Over on The Huffington Post, Mark Kleiman called it a move towards "a claim of dictatorial powers." I'm willing to call it chutzpah, particularly since it bumps President George W. Bush's count up to seven Chutzpah of the Week awards (and to think that he got his sixth only at the beginning of this month, which turned out to be a seriously chutzpah-laden month)! "It" is his latest signing statement; and we have to wonder whether or not he has decided to react to the media labeling him a lame duck with the what-the-hell attitude that has less to do with dictatorship and more to do with doing anything he damned well pleases without worrying about consequences. The account of this particular signing statement can be found on the Web site for The Boston Globe in a story filed by Charlie Savage. Here is his lead:
President Bush this week declared that he has the power to bypass four laws, including a prohibition against using federal funds to establish permanent US military bases in Iraq, that Congress passed as part of a new defense bill.
Bush made the assertion in a signing statement that he issued late Monday after signing the National Defense Authorization Act for 2008. In the signing statement, Bush asserted that four sections of the bill unconstitutionally infringe on his powers, and so the executive branch is not bound to obey them.
"Provisions of the act . . . purport to impose requirements that could inhibit the president's ability to carry out his constitutional obligations to take care that the laws be faithfully executed, to protect national security, to supervise the executive branch, and to execute his authority as commander in chief," Bush said. "The executive branch shall construe such provisions in a manner consistent with the constitutional authority of the President."
One section Bush targeted created a statute that forbids spending taxpayer money "to establish any military installation or base for the purpose of providing for the permanent stationing of United States Armed Forces in Iraq" or "to exercise United States control of the oil resources of Iraq."

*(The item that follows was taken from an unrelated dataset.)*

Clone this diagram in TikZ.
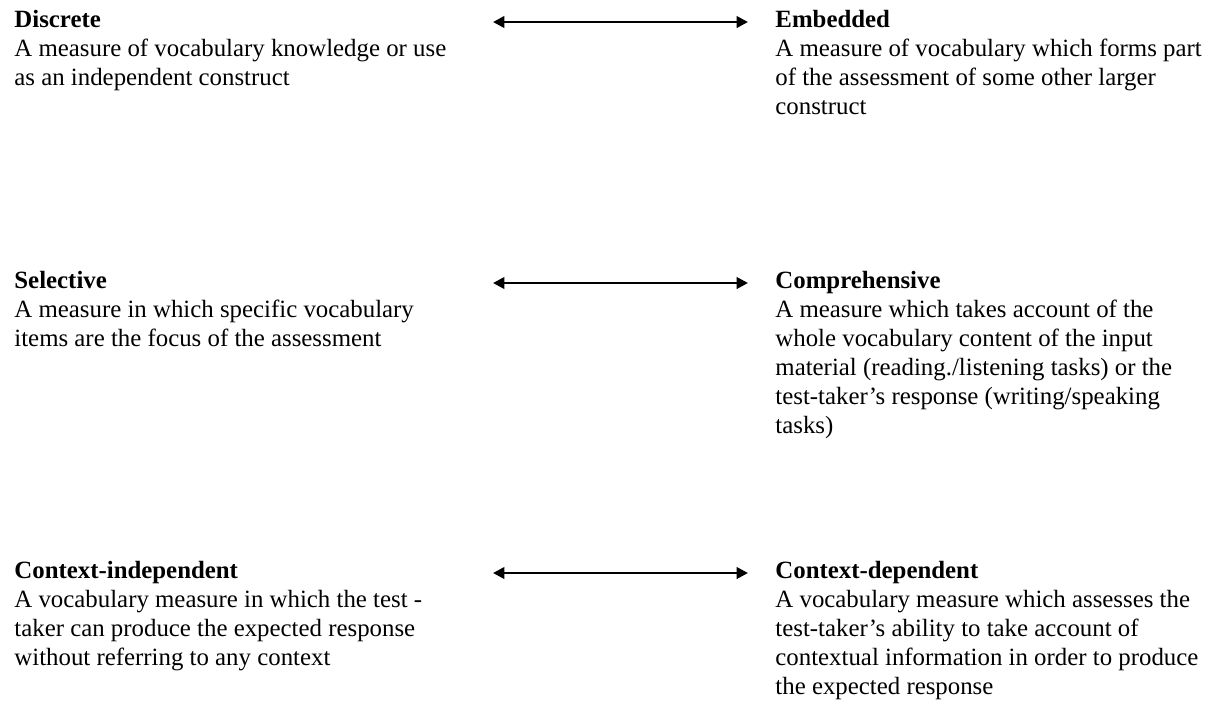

That third paragraph is the mother-lode of the chutzpah in this story. It is also a sobering reminder that, while the text of the President's Oath of Office talks about preserving, protecting, and defending the Constitution of the United States, is says nothing about reading that document! Fortunately, on his own blog Kleiman has saved me the trouble of unpacking the text of the Constitution in this particular matter, applying my favorite strategy of citing chapter and verse. (With all of his professions of faith, you would think that Bush can do this sort of thing with his Bible; why can't he do it with the Constitution? My guess is that those professions of faith have little, if anything, to do with the Bible but are grounded, instead, on his direct communion with his God. This means he is not obliged to read anything, even his Bible!)
Of course we have been aware of the Presidential preference for signing statements for some time, so we knew that one of these would land him a chutzpah award sooner or later. If there is any good news about this, it is that the general public is more aware of signing statements than they ever were under any previous administration. This led Savage to close up his story with two interesting paragraphs. The first is a positive consequence of this increased awareness:
In 2006, the American Bar Association condemned signing statements as "contrary to the rule of law and our constitutional separation of powers."
The second involves another positive consequence, which is that the awareness has trickled into the current race for the White House:
Among the presidential candidates, Mitt Romney, Hillary Clinton, and Barack Obama have said they would issue signing statements if elected. John McCain said he would not.
I find this particularly interesting, since the media like to jump on McCain whenever he starts talking about war. After his failed rendition of "Barbara Ann" made him look like a clown, the general tendency has shifted to portraying him as a bloodthirsty warlord. Yet here he is, the only one of the "four survivors" willing to declare that he does not want to get his way by slipping through legal loopholes. Perhaps he sincerely saw his military service as an act of defending that Constitution, and perhaps he sees his service in the Senate in exactly the same light. I still believe that the first step in getting out of a mess is to understand clearly how you got into it in the first place; and just maybe McCain has a leg up on that first step compared to the other three contenders not yet "voted off the island."
1 comment:
What a different country we might have today if we saw a race between Bill Bradley and John McCain in 2000.
I think I may vote for Obama in the primaries, but I still refuse to vote for a Demopublican in general elections. The two-party system functions too much like a Soviet one-party system for my tastes.
As for Bush, I get this sick feeling whenever I think about him walking around free and clear three years from now, getting paid to give speeches, and watching all these opportunists and entreprenurial bureaucrats going hogwild building castles with the scattered remnants of our democracy, as if these remnants were Lego blocks.
Seriously, who are these people who work with and around the Unitary Executive and Fourth Branch of Government Cheney who go along with this rule by decree?